Oracle announced its Q4 earnings Wednesday, and their Non-GAAP EPS was up 10% year over year. In addition to that good news, revenue from both its cloud offerings and on-premise licensing were better than expected. This is great news for Oracle, and investors have rewarded the stock with an almost 10% jump today. Given some of the lack luster recent earnings, how did Oracle pull this off and can it continue?
When it comes to Oracle’s cloud revenue, we know for a fact that Oracle will use its audit arm, LMS, to audit customers and generate revenue. In fact, through documents freely available in the public domain, we saw exactly how Oracle did this to the City of Denver back in January. Oracle audited Denver, and the city ended up signing on to an almost $2m cloud deal because not signing that deal would have been more expensive than just buying the licenses they allegedly needed. Denver fell victim to what we call the ABC Audit – Audit. Bargain. Cloud. We know Denver is not alone. Exactly how many of Oracle’s customers were forced to buy cloud because they were under an LMS audit in Oracle’s Q4 is not known. Was it 1%? 10%? 20%? No one knows but Oracle, and I’m sure they won’t reveal those numbers to the public.
Oracle’s on-premise license revenue was down 5% year over year. However, the market was expecting a bigger decline, so this smaller-than-expected drop was perceived as good news. So, was this really good news? Let’s do a little digging. Rumors have been flying that Oracle is going to do a major reorganization this summer. Reports have noted that Oracle sales may be faced with layoffs as accounts are shifted and cloud is pushed. Given that set of circumstances the Oracle sales teams were even more aggressive than usual for this fiscal year, bringing revenue forward into their just-ended fiscal year from what traditionally would have been revenue in this new fiscal year. How much revenue was brought forward? Again, only Oracle knows. And will this have an impact on their Fiscal 18 numbers? Unfortunately, no one knows the answer to that question.

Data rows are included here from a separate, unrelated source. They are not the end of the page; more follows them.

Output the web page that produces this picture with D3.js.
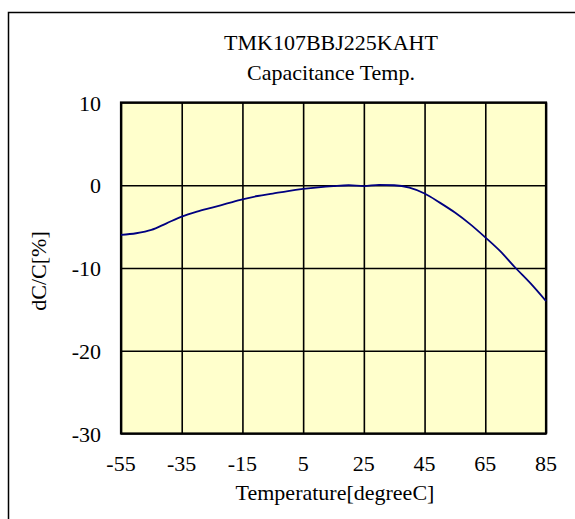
<!DOCTYPE html>
<html lang="en">
  <head>
    <meta charset="UTF-8" />
    <script src="https://d3js.org/d3.v7.min.js"></script>
    <title></title>
    <style>
      body { margin: 0; background: #fff; }
      text { font-family: 'Liberation Serif', 'Times New Roman', serif; fill: #000; font-size: 22px; }
    </style>
  </head>
  <body>
    <div id="my_dataviz"></div>
    <script>
      // curve
      const temps = [-55, -50, -45, -40, -35, -30, -25, -20, -15, -10, -5, 0, 5, 10, 15, 20, 25, 30, 35, 40, 45, 50, 55, 60, 65, 70, 75, 80, 85]
      const dcc = [-6.0, -5.8, -5.4, -4.6, -3.8, -3.2, -2.7, -2.2, -1.7, -1.3, -1.0, -0.7, -0.45, -0.25, -0.1, 0, -0.1, 0.05, 0, -0.3, -1.0, -2.1, -3.3, -4.7, -6.3, -8.0, -10.0, -11.9, -14.0]
      const xTicks = [-55, -35, -15, 5, 25, 45, 65, 85]
      const yTicks = [-30, -20, -10, 0, 10]
      const titleLines = ['TMK107BBJ225KAHT', 'Capacitance Temp.']

      const margin = { top: 102.5, left: 121 },
        width = 425,
        height = 331

      const svg = d3
        .select('#my_dataviz')
        .append('svg')
        .attr('width', 575)
        .attr('height', 519)

      // outer frame (only left and top are inside the picture)
      svg
        .append('rect')
        .attr('x', 8.5)
        .attr('y', 12.5)
        .attr('width', 600)
        .attr('height', 600)
        .attr('fill', 'none')
        .attr('stroke', '#000')
        .attr('stroke-width', 1.5)

      const g = svg.append('g').attr('transform', `translate(${margin.left}, ${margin.top})`)

      const x = d3.scaleLinear().domain([-55, 85]).range([0, width])
      const y = d3.scaleLinear().domain([-30, 10]).range([height, 0])

      g.append('rect')
        .attr('width', width)
        .attr('height', height)
        .attr('fill', '#ffffcc')

      // grid
      g.append('g')
        .attr('transform', `translate(0, ${height})`)
        .call(d3.axisBottom(x).tickValues(xTicks).tickSize(-height).tickFormat(''))
        .call(a => a.select('.domain').remove())
        .selectAll('line')
        .attr('stroke', '#000')
        .attr('stroke-width', 1.6)

      g.append('g')
        .call(d3.axisLeft(y).tickValues(yTicks).tickSize(-width).tickFormat(''))
        .call(a => a.select('.domain').remove())
        .selectAll('line')
        .attr('stroke', '#000')
        .attr('stroke-width', 1.6)

      g.append('rect')
        .attr('width', width)
        .attr('height', height)
        .attr('fill', 'none')
        .attr('stroke', '#000')
        .attr('stroke-width', 2.2)

      // tick labels
      g.selectAll('.xl')
        .data(xTicks)
        .join('text')
        .attr('x', d => x(d))
        .attr('y', height + 37)
        .attr('text-anchor', 'middle')
        .text(d => d)

      g.selectAll('.yl')
        .data(yTicks)
        .join('text')
        .attr('x', -20)
        .attr('y', d => y(d) + 8)
        .attr('text-anchor', 'end')
        .text(d => d)

      // curve
      const pts = temps.map((t, i) => [t, dcc[i]])
      g.append('path')
        .datum(pts)
        .attr('d', d3.line().x(d => x(d[0])).y(d => y(d[1])).curve(d3.curveMonotoneX))
        .attr('fill', 'none')
        .attr('stroke', '#000080')
        .attr('stroke-width', 1.8)

      // titles
      svg.selectAll('.tt')
        .data(titleLines)
        .join('text')
        .attr('x', 331)
        .attr('y', (d, i) => 50 + i * 29.5)
        .attr('text-anchor', 'middle')
        .text(d => d)

      svg.append('text')
        .attr('x', 335)
        .attr('y', 500)
        .attr('text-anchor', 'middle')
        .text('Temperature[degreeC]')

      svg.append('text')
        .attr('transform', 'translate(46, 271) rotate(-90)')
        .attr('text-anchor', 'middle')
        .text('dC/C[%]')
    </script>
  </body>
</html>
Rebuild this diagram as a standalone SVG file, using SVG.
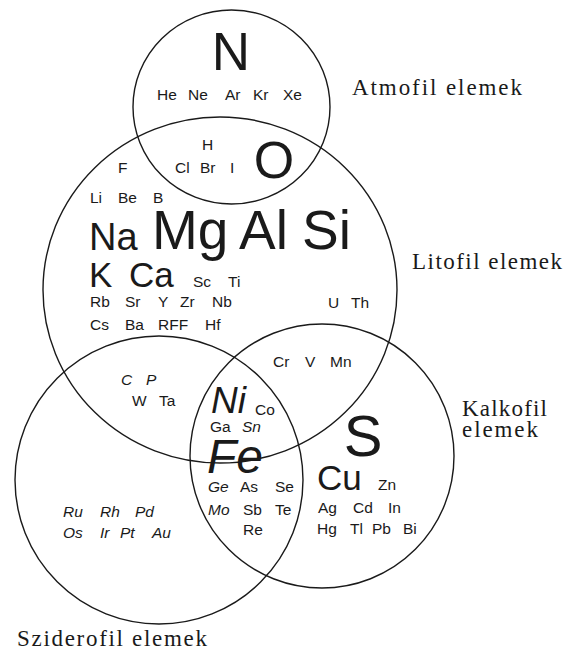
<svg xmlns="http://www.w3.org/2000/svg" width="565" height="653" viewBox="0 0 565 653">
<style>
.c{fill:none;stroke:#1a1a1a;stroke-width:1.4}
.e{font-family:"Liberation Sans",Arial,sans-serif;fill:#1a1a1a}
.s{font-size:15.5px}
.i{font-style:italic}
.lab{font-family:"Liberation Serif","Times New Roman",serif;font-size:23px;fill:#1a1a1a}
</style>
<rect width="565" height="653" fill="#fff"/>
<g id="atmofil">
<ellipse class="c" cx="231.5" cy="107" rx="98.5" ry="97"/>
<text class="lab" x="352" y="95" textLength="170" lengthAdjust="spacing">Atmofil elemek</text>
</g>
<g id="litofil">
<ellipse class="c" cx="220" cy="290" rx="177" ry="173"/>
<text class="lab" x="412" y="269" textLength="150" lengthAdjust="spacing">Litofil elemek</text>
</g>
<g id="siderofil">
<circle class="c" cx="159" cy="480" r="144"/>
<text class="lab" x="17" y="646" textLength="190" lengthAdjust="spacing">Sziderofil elemek</text>
</g>
<g id="kalkofil">
<circle class="c" cx="322" cy="456" r="132"/>
<text class="lab" x="462" y="416" textLength="85" lengthAdjust="spacing">Kalkofil</text>
<text class="lab" x="462" y="437" textLength="76" lengthAdjust="spacing">elemek</text>
</g>
<g id="elements" class="e">
<text x="231" y="70" font-size="53" text-anchor="middle">N</text>
<text class="s" y="100"><tspan x="157">He</tspan><tspan x="188">Ne</tspan><tspan x="225">Ar</tspan><tspan x="253">Kr</tspan><tspan x="283">Xe</tspan></text>
<text class="s" x="202" y="150">H</text>
<text class="s" y="173"><tspan x="175">Cl</tspan><tspan x="200">Br</tspan><tspan x="230">I</tspan></text>
<text x="274" y="178" font-size="52" text-anchor="middle">O</text>
<text class="s" x="118" y="173">F</text>
<text class="s" y="203"><tspan x="90">Li</tspan><tspan x="118">Be</tspan><tspan x="153">B</tspan></text>
<text x="89" y="250" font-size="38">Na</text>
<text x="152" y="249" font-size="55">Mg</text>
<text x="239" y="249" font-size="55">Al</text>
<text x="302" y="249" font-size="55">Si</text>
<text x="89" y="287" font-size="35">K</text>
<text x="129" y="287" font-size="35">Ca</text>
<text class="s" y="287" font-size="16.5"><tspan x="193">Sc</tspan><tspan x="228">Ti</tspan></text>
<text class="s" y="307"><tspan x="90">Rb</tspan><tspan x="125">Sr</tspan><tspan x="158">Y</tspan><tspan x="180">Zr</tspan><tspan x="212">Nb</tspan></text>
<text class="s" y="330"><tspan x="90">Cs</tspan><tspan x="125">Ba</tspan><tspan x="158">RFF</tspan><tspan x="205">Hf</tspan></text>
<text class="s" y="308"><tspan x="328">U</tspan><tspan x="351">Th</tspan></text>
<text class="s" y="367"><tspan x="273">Cr</tspan><tspan x="305">V</tspan><tspan x="330">Mn</tspan></text>
<text class="s i" y="385"><tspan x="121">C</tspan><tspan x="146">P</tspan></text>
<text class="s" y="406"><tspan x="132">W</tspan><tspan x="159">Ta</tspan></text>
<text class="i" x="211" y="413" font-size="37">Ni</text>
<text class="s" x="255" y="415">Co</text>
<text class="s" y="432"><tspan x="210">Ga</tspan><tspan x="242" font-style="italic">Sn</tspan></text>
<text class="i" x="207" y="473" font-size="48">Fe</text>
<text x="363" y="456" font-size="58" text-anchor="middle">S</text>
<text x="317" y="490" font-size="35">Cu</text>
<text class="s" x="378" y="490">Zn</text>
<text class="s" y="513"><tspan x="318">Ag</tspan><tspan x="353">Cd</tspan><tspan x="388">In</tspan></text>
<text class="s" y="534"><tspan x="317">Hg</tspan><tspan x="350">Tl</tspan><tspan x="372">Pb</tspan><tspan x="403">Bi</tspan></text>
<text class="s" y="492"><tspan x="208" font-style="italic">Ge</tspan><tspan x="240">As</tspan><tspan x="275">Se</tspan></text>
<text class="s" y="515"><tspan x="208" font-style="italic">Mo</tspan><tspan x="243">Sb</tspan><tspan x="275">Te</tspan></text>
<text class="s" x="243" y="535">Re</text>
<text class="s i" y="517"><tspan x="63">Ru</tspan><tspan x="100">Rh</tspan><tspan x="135">Pd</tspan></text>
<text class="s i" y="538"><tspan x="63">Os</tspan><tspan x="100">Ir</tspan><tspan x="120">Pt</tspan><tspan x="152">Au</tspan></text>
</g>
</svg>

The real question with Oracle is whether they can maintain the strong earnings. Will their tactics and strategy pay off in the long term or will these moves sputter out if their customers perceive they are being pushed into another corner? Oracle is in a great position because their technology is embedded in most large organizations. It’s very difficult to remove Oracle technology from your operations, and Oracle knows that. Having said that, Oracle is also notorious for their aggressive LMS audits, difficult business practices, and hard-charging sales teams. Many company executives like Oracle’s technology but absolutely hate how Oracle treats them. (When I say hate, I do mean hate.) As these companies transition to the cloud will they find a way to transition away from Oracle or will they follow Oracle to the cloud, either willingly or unwillingly? I guess if you are Oracle maybe you don’t care why they follow you, as long as they follow you. In the end, the winners write the history books.